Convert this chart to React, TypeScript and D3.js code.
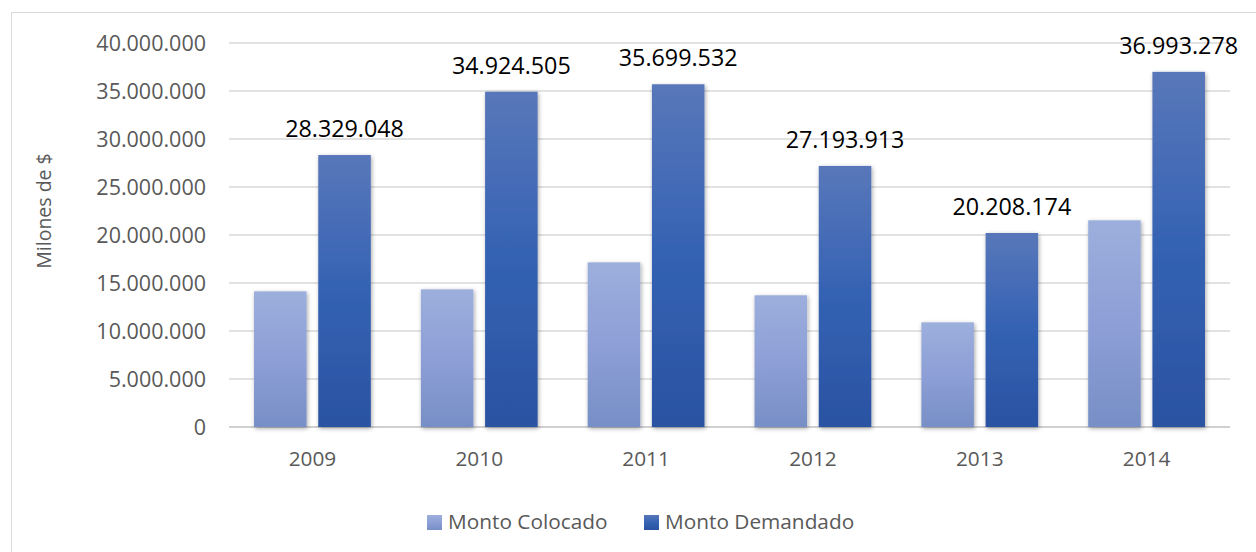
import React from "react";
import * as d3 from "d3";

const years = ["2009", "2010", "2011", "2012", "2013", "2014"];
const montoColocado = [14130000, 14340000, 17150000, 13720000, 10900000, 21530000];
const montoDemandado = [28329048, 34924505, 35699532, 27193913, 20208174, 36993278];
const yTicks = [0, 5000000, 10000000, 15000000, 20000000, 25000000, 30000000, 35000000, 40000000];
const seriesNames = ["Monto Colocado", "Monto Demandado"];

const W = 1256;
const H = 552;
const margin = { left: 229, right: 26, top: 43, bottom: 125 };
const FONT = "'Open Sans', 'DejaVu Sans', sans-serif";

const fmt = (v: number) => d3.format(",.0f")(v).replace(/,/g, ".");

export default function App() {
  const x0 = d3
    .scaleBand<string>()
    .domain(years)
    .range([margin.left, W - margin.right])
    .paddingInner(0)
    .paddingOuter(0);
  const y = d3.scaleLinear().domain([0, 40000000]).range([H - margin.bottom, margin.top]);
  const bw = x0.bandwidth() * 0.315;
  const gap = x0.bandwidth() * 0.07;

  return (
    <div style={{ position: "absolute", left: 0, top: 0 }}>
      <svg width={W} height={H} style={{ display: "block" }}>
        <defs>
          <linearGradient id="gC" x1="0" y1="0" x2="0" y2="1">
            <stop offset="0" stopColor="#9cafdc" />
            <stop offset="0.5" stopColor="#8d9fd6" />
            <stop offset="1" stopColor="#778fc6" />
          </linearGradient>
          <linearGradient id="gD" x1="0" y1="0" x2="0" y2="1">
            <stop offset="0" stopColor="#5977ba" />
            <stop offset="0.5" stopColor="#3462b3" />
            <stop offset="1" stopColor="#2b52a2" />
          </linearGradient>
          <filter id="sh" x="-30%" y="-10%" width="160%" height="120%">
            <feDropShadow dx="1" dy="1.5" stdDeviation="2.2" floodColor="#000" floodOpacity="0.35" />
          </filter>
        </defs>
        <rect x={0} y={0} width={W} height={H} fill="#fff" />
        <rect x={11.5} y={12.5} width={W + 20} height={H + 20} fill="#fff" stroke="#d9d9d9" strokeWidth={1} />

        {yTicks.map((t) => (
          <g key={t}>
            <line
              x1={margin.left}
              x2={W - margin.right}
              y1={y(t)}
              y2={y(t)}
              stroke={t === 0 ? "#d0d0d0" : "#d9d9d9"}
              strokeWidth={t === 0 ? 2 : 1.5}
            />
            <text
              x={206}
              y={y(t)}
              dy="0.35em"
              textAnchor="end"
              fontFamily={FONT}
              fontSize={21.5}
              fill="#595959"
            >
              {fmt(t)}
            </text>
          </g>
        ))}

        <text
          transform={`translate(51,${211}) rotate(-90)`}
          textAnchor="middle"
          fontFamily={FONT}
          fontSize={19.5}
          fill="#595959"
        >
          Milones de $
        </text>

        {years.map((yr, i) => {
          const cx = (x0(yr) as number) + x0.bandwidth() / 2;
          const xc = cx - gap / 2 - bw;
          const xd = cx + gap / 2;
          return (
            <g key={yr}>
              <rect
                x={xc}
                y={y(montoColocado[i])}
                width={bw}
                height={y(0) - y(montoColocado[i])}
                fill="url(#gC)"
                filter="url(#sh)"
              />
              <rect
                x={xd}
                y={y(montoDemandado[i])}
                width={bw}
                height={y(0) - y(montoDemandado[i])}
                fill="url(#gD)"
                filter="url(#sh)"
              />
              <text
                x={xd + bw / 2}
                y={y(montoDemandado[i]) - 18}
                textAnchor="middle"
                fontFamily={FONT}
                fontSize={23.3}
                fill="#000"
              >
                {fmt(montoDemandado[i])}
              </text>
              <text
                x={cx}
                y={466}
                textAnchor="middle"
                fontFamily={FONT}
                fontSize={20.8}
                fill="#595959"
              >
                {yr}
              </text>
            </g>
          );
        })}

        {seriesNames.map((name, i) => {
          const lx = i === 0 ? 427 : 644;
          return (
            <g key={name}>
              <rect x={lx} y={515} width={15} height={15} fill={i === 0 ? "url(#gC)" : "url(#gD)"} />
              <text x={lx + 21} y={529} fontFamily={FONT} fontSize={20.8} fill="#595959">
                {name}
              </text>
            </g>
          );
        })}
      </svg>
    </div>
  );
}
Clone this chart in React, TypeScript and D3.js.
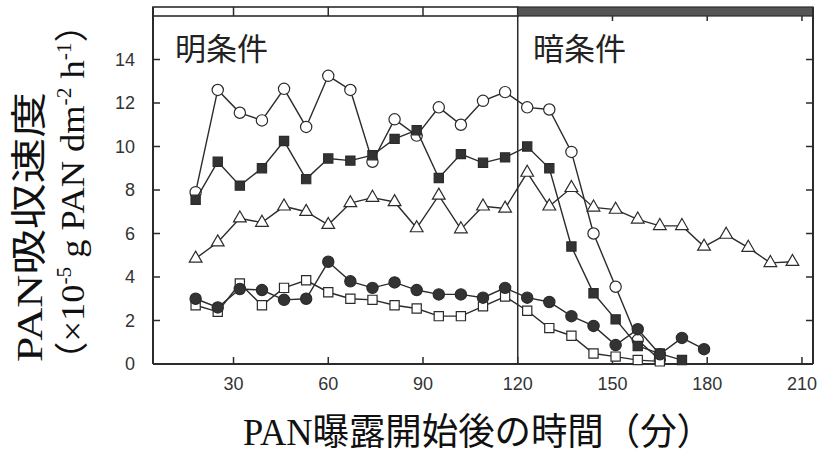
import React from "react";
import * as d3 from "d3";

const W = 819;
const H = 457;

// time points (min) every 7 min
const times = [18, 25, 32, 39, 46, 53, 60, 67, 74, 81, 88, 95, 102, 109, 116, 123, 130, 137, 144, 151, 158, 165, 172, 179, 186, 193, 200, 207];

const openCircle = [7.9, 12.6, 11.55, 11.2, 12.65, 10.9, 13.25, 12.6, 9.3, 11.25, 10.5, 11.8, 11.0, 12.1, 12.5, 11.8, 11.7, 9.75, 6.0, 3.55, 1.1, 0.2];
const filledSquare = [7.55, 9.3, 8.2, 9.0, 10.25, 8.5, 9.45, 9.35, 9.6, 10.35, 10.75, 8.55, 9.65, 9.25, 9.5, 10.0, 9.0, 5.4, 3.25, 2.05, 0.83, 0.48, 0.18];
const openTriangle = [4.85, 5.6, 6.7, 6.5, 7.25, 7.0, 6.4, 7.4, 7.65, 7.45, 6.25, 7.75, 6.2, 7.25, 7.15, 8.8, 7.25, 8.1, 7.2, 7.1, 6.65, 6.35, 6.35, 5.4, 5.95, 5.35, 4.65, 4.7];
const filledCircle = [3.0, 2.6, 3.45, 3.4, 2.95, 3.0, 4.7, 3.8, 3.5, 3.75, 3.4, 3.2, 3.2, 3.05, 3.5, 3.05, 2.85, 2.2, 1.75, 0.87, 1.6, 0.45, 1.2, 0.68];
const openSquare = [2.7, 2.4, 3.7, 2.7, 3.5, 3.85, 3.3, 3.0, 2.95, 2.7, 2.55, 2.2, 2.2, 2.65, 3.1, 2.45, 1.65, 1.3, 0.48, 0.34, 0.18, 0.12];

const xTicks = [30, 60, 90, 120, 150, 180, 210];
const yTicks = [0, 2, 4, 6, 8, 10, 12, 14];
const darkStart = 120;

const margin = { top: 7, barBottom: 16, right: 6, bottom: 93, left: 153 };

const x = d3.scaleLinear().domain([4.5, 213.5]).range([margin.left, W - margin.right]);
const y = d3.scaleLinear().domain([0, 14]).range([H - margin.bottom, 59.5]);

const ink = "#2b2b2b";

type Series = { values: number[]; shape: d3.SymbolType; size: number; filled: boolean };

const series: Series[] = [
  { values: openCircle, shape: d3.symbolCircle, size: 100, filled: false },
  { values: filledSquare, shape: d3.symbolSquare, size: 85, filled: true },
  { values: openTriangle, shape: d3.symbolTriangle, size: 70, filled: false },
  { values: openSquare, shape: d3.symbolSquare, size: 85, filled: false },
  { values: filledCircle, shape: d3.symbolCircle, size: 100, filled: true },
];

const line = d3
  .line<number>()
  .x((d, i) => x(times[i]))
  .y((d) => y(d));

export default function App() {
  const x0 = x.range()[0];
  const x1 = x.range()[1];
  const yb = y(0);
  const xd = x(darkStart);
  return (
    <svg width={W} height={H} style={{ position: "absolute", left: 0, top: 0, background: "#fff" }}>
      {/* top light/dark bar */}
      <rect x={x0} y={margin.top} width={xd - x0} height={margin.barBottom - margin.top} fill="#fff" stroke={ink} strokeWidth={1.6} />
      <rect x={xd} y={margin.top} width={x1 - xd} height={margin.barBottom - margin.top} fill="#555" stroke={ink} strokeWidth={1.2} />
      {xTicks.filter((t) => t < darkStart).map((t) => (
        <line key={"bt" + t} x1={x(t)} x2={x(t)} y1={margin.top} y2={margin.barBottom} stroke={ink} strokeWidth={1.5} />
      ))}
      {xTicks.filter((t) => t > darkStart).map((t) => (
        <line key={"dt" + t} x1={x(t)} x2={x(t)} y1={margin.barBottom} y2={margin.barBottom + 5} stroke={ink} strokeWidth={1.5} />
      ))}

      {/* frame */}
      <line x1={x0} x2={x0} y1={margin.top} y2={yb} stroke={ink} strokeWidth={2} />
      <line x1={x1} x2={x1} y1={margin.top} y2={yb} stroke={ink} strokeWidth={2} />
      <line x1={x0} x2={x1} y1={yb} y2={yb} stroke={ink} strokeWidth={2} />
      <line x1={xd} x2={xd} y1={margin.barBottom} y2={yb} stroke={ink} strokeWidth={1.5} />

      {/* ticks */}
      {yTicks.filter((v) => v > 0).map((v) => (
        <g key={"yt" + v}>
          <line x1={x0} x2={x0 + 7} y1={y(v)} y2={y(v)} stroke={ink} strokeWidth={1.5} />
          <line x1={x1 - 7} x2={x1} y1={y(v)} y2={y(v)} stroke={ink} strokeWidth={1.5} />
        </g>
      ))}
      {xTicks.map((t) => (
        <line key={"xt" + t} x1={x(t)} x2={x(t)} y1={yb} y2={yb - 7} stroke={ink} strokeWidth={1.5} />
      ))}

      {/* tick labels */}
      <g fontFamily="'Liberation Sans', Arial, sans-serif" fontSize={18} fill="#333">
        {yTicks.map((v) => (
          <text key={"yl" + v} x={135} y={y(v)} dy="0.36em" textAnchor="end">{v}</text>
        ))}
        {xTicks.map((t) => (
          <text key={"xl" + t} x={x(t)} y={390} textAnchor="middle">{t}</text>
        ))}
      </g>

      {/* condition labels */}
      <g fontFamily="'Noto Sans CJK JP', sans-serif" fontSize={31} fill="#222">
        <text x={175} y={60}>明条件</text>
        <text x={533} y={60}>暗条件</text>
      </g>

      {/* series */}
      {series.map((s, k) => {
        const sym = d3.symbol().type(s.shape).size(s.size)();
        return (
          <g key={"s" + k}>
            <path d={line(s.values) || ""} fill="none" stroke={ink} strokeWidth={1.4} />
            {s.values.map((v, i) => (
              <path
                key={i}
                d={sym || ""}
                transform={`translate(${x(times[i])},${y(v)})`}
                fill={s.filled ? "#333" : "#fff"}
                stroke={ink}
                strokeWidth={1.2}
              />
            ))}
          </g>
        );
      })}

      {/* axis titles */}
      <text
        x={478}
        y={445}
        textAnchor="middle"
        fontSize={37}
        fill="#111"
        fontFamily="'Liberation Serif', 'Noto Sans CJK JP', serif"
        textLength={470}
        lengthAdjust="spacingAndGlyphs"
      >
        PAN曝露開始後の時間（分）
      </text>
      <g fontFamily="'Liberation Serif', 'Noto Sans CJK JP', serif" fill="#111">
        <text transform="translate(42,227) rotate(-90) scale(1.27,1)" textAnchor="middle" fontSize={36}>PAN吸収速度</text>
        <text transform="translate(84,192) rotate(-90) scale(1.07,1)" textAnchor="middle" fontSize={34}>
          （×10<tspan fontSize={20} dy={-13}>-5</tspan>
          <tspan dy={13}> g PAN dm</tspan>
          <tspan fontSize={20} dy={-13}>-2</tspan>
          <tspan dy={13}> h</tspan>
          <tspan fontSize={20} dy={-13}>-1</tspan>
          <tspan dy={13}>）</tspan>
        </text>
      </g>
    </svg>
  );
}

***

Reproduce the material above from its first line through the line containing "const gap = x0.bandwidth() * 0.07;", both ends included, and skip every picture.

▸ WRITTEN ANSWER
Convert this chart to React, TypeScript and D3.js code.
import React from "react";
import * as d3 from "d3";

const years = ["2009", "2010", "2011", "2012", "2013", "2014"];
const montoColocado = [14130000, 14340000, 17150000, 13720000, 10900000, 21530000];
const montoDemandado = [28329048, 34924505, 35699532, 27193913, 20208174, 36993278];
const yTicks = [0, 5000000, 10000000, 15000000, 20000000, 25000000, 30000000, 35000000, 40000000];
const seriesNames = ["Monto Colocado", "Monto Demandado"];

const W = 1256;
const H = 552;
const margin = { left: 229, right: 26, top: 43, bottom: 125 };
const FONT = "'Open Sans', 'DejaVu Sans', sans-serif";

const fmt = (v: number) => d3.format(",.0f")(v).replace(/,/g, ".");

export default function App() {
  const x0 = d3
    .scaleBand<string>()
    .domain(years)
    .range([margin.left, W - margin.right])
    .paddingInner(0)
    .paddingOuter(0);
  const y = d3.scaleLinear().domain([0, 40000000]).range([H - margin.bottom, margin.top]);
  const bw = x0.bandwidth() * 0.315;
  const gap = x0.bandwidth() * 0.07;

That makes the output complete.